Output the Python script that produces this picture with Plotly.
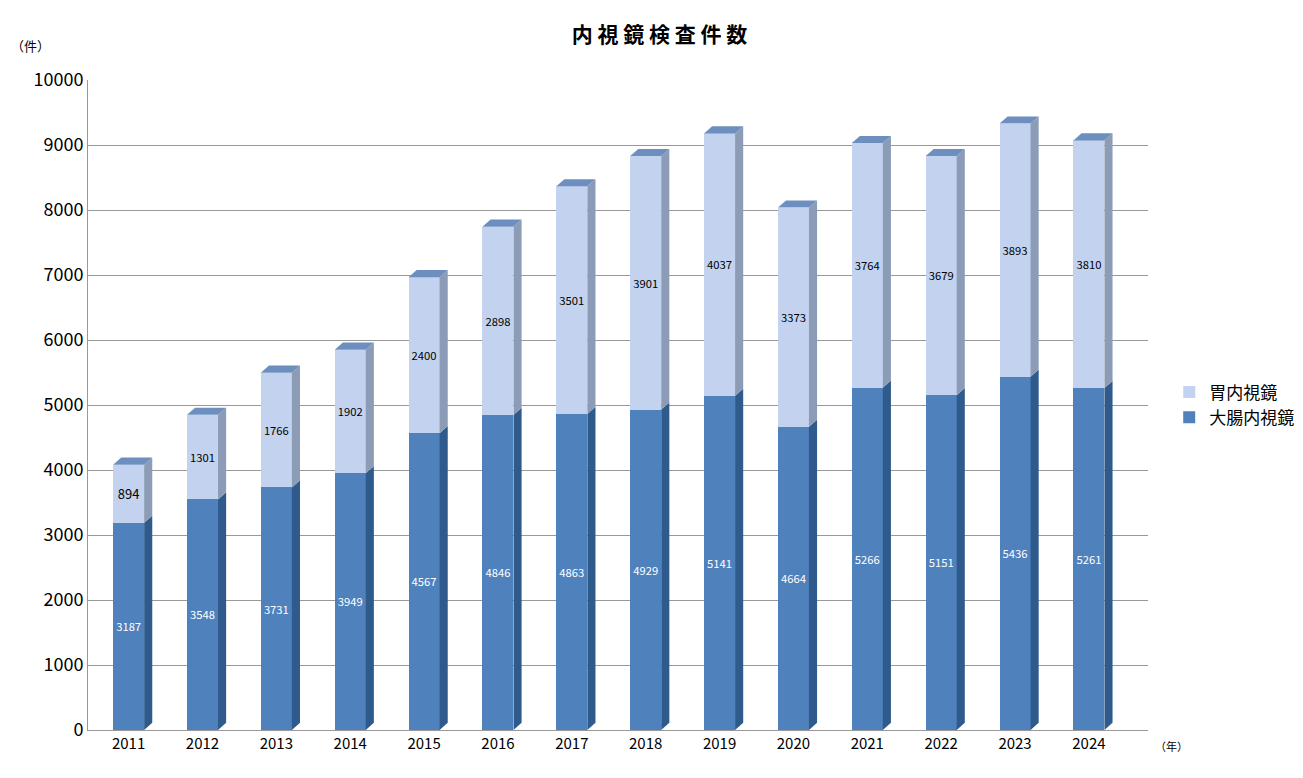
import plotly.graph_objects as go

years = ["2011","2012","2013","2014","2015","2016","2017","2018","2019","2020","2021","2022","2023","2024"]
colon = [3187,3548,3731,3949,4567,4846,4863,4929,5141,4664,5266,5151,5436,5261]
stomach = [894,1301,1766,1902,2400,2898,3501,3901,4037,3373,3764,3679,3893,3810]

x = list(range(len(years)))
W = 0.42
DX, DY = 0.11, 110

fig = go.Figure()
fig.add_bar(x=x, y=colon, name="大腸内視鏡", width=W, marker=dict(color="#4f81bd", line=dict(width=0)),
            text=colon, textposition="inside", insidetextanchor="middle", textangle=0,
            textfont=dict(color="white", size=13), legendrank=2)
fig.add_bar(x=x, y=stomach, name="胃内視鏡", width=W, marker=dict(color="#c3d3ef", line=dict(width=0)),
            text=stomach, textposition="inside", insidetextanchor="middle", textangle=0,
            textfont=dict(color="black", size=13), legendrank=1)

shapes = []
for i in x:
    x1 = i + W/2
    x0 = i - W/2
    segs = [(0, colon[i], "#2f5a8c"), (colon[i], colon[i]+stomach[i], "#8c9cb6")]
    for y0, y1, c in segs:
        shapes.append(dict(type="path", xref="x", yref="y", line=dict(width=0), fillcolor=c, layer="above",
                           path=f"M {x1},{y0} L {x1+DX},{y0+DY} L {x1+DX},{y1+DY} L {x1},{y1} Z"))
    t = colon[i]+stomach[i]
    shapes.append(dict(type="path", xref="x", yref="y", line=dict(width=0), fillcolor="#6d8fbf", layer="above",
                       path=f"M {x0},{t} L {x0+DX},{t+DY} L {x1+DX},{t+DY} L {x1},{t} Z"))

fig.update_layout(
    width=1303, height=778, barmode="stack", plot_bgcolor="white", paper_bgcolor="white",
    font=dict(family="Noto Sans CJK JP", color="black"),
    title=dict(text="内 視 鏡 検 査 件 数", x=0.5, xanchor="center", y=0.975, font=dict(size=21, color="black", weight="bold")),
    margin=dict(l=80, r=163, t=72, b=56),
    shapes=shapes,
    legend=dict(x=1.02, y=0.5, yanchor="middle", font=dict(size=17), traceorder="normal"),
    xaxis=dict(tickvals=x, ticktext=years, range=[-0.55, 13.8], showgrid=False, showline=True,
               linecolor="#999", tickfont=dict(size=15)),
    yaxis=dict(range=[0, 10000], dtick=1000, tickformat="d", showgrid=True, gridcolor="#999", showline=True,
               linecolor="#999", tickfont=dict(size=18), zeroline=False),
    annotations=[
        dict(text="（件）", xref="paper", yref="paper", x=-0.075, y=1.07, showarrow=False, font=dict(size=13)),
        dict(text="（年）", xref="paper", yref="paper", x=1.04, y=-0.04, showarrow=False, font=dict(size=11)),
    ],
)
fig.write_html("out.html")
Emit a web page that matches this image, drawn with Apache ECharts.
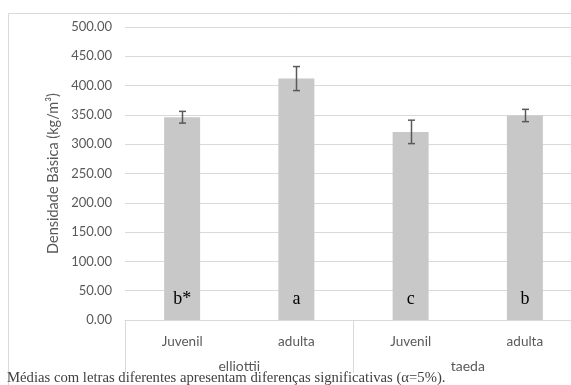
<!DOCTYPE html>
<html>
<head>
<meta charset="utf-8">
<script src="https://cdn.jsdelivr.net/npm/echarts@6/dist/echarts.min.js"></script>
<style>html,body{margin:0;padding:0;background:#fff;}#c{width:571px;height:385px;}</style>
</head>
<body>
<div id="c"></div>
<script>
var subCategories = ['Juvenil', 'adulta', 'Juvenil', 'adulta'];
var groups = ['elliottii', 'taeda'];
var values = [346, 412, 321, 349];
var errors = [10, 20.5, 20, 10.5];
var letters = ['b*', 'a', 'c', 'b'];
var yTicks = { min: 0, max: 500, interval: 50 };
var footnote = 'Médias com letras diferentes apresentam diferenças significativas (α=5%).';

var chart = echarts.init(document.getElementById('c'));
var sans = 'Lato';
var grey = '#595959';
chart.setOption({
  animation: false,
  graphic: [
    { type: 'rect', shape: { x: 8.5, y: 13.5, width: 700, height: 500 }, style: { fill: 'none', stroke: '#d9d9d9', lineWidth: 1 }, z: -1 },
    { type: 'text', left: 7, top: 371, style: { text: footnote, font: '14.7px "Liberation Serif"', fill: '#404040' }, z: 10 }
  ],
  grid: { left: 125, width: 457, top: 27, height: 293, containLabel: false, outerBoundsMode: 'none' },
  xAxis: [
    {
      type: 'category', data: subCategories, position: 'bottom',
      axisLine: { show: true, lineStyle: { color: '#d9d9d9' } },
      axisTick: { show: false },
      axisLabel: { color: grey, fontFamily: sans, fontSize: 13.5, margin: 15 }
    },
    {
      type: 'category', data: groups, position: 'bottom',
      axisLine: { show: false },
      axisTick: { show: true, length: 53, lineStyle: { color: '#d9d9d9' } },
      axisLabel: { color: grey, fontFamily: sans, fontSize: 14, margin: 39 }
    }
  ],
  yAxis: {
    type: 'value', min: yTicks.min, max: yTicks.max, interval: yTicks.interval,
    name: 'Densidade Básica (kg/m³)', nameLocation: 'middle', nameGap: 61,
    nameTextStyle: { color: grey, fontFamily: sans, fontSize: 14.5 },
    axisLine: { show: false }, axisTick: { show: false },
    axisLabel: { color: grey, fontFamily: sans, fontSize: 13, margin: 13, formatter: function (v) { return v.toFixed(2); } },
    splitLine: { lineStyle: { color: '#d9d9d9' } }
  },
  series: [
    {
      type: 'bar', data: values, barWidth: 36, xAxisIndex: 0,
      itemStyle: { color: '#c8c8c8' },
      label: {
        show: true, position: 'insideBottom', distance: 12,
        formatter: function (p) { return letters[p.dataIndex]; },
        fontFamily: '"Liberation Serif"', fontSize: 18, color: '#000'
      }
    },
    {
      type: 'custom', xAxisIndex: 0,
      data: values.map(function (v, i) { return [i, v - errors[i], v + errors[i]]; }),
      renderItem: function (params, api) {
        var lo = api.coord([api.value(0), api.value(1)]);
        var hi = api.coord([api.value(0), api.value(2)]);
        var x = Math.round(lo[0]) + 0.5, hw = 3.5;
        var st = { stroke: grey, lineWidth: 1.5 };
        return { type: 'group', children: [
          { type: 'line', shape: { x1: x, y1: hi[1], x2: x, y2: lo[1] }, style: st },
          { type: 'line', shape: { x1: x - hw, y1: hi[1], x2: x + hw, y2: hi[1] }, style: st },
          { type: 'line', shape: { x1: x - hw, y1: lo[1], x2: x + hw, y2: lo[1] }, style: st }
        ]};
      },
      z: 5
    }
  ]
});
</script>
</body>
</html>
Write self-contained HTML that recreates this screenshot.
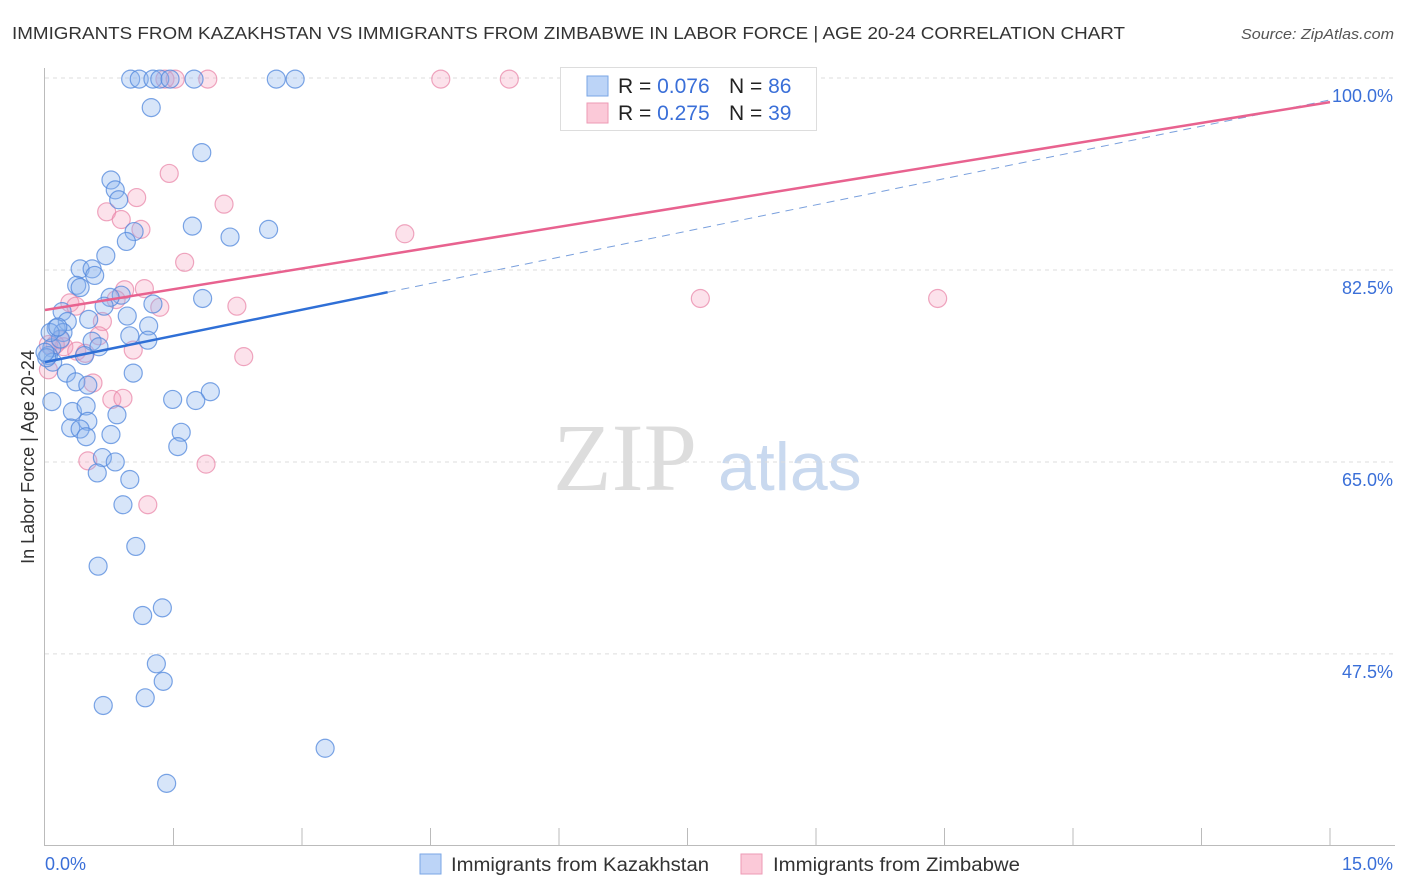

- - - - - - -

* WRITTEN EXERCISE:
Please write out all of the material above without changing a word, and omit any pictures.

* EXPECTED ANSWER:
Output the Python script that produces this picture with Plotly.
import plotly.graph_objects as go

years = ["2011","2012","2013","2014","2015","2016","2017","2018","2019","2020","2021","2022","2023","2024"]
colon = [3187,3548,3731,3949,4567,4846,4863,4929,5141,4664,5266,5151,5436,5261]
stomach = [894,1301,1766,1902,2400,2898,3501,3901,4037,3373,3764,3679,3893,3810]

x = list(range(len(years)))
W = 0.42
DX, DY = 0.11, 110

fig = go.Figure()
fig.add_bar(x=x, y=colon, name="大腸内視鏡", width=W, marker=dict(color="#4f81bd", line=dict(width=0)),
            text=colon, textposition="inside", insidetextanchor="middle", textangle=0,
            textfont=dict(color="white", size=13), legendrank=2)
fig.add_bar(x=x, y=stomach, name="胃内視鏡", width=W, marker=dict(color="#c3d3ef", line=dict(width=0)),
            text=stomach, textposition="inside", insidetextanchor="middle", textangle=0,
            textfont=dict(color="black", size=13), legendrank=1)

shapes = []
for i in x:
    x1 = i + W/2
    x0 = i - W/2
    segs = [(0, colon[i], "#2f5a8c"), (colon[i], colon[i]+stomach[i], "#8c9cb6")]
    for y0, y1, c in segs:
        shapes.append(dict(type="path", xref="x", yref="y", line=dict(width=0), fillcolor=c, layer="above",
                           path=f"M {x1},{y0} L {x1+DX},{y0+DY} L {x1+DX},{y1+DY} L {x1},{y1} Z"))
    t = colon[i]+stomach[i]
    shapes.append(dict(type="path", xref="x", yref="y", line=dict(width=0), fillcolor="#6d8fbf", layer="above",
                       path=f"M {x0},{t} L {x0+DX},{t+DY} L {x1+DX},{t+DY} L {x1},{t} Z"))

fig.update_layout(
    width=1303, height=778, barmode="stack", plot_bgcolor="white", paper_bgcolor="white",
    font=dict(family="Noto Sans CJK JP", color="black"),
    title=dict(text="内 視 鏡 検 査 件 数", x=0.5, xanchor="center", y=0.975, font=dict(size=21, color="black", weight="bold")),
    margin=dict(l=80, r=163, t=72, b=56),
    shapes=shapes,
    legend=dict(x=1.02, y=0.5, yanchor="middle", font=dict(size=17), traceorder="normal"),
    xaxis=dict(tickvals=x, ticktext=years, range=[-0.55, 13.8], showgrid=False, showline=True,
               linecolor="#999", tickfont=dict(size=15)),
    yaxis=dict(range=[0, 10000], dtick=1000, tickformat="d", showgrid=True, gridcolor="#999", showline=True,
               linecolor="#999", tickfont=dict(size=18), zeroline=False),
    annotations=[
        dict(text="（件）", xref="paper", yref="paper", x=-0.075, y=1.07, showarrow=False, font=dict(size=13)),
        dict(text="（年）", xref="paper", yref="paper", x=1.04, y=-0.04, showarrow=False, font=dict(size=11)),
    ],
)
fig.write_html("out.html")
Emit a web page that matches this image, drawn with Apache ECharts.
<!DOCTYPE html>
<html>
<head>
<meta charset="utf-8">
<script src="https://cdn.jsdelivr.net/npm/echarts@6/dist/echarts.min.js"></script>
<style>html,body{margin:0;padding:0;background:#fff;}#c{width:571px;height:385px;}</style>
</head>
<body>
<div id="c"></div>
<script>
var subCategories = ['Juvenil', 'adulta', 'Juvenil', 'adulta'];
var groups = ['elliottii', 'taeda'];
var values = [346, 412, 321, 349];
var errors = [10, 20.5, 20, 10.5];
var letters = ['b*', 'a', 'c', 'b'];
var yTicks = { min: 0, max: 500, interval: 50 };
var footnote = 'Médias com letras diferentes apresentam diferenças significativas (α=5%).';

var chart = echarts.init(document.getElementById('c'));
var sans = 'Lato';
var grey = '#595959';
chart.setOption({
  animation: false,
  graphic: [
    { type: 'rect', shape: { x: 8.5, y: 13.5, width: 700, height: 500 }, style: { fill: 'none', stroke: '#d9d9d9', lineWidth: 1 }, z: -1 },
    { type: 'text', left: 7, top: 371, style: { text: footnote, font: '14.7px "Liberation Serif"', fill: '#404040' }, z: 10 }
  ],
  grid: { left: 125, width: 457, top: 27, height: 293, containLabel: false, outerBoundsMode: 'none' },
  xAxis: [
    {
      type: 'category', data: subCategories, position: 'bottom',
      axisLine: { show: true, lineStyle: { color: '#d9d9d9' } },
      axisTick: { show: false },
      axisLabel: { color: grey, fontFamily: sans, fontSize: 13.5, margin: 15 }
    },
    {
      type: 'category', data: groups, position: 'bottom',
      axisLine: { show: false },
      axisTick: { show: true, length: 53, lineStyle: { color: '#d9d9d9' } },
      axisLabel: { color: grey, fontFamily: sans, fontSize: 14, margin: 39 }
    }
  ],
  yAxis: {
    type: 'value', min: yTicks.min, max: yTicks.max, interval: yTicks.interval,
    name: 'Densidade Básica (kg/m³)', nameLocation: 'middle', nameGap: 61,
    nameTextStyle: { color: grey, fontFamily: sans, fontSize: 14.5 },
    axisLine: { show: false }, axisTick: { show: false },
    axisLabel: { color: grey, fontFamily: sans, fontSize: 13, margin: 13, formatter: function (v) { return v.toFixed(2); } },
    splitLine: { lineStyle: { color: '#d9d9d9' } }
  },
  series: [
    {
      type: 'bar', data: values, barWidth: 36, xAxisIndex: 0,
      itemStyle: { color: '#c8c8c8' },
      label: {
        show: true, position: 'insideBottom', distance: 12,
        formatter: function (p) { return letters[p.dataIndex]; },
        fontFamily: '"Liberation Serif"', fontSize: 18, color: '#000'
      }
    },
    {
      type: 'custom', xAxisIndex: 0,
      data: values.map(function (v, i) { return [i, v - errors[i], v + errors[i]]; }),
      renderItem: function (params, api) {
        var lo = api.coord([api.value(0), api.value(1)]);
        var hi = api.coord([api.value(0), api.value(2)]);
        var x = Math.round(lo[0]) + 0.5, hw = 3.5;
        var st = { stroke: grey, lineWidth: 1.5 };
        return { type: 'group', children: [
          { type: 'line', shape: { x1: x, y1: hi[1], x2: x, y2: lo[1] }, style: st },
          { type: 'line', shape: { x1: x - hw, y1: hi[1], x2: x + hw, y2: hi[1] }, style: st },
          { type: 'line', shape: { x1: x - hw, y1: lo[1], x2: x + hw, y2: lo[1] }, style: st }
        ]};
      },
      z: 5
    }
  ]
});
</script>
</body>
</html>
Write self-contained HTML that recreates this screenshot.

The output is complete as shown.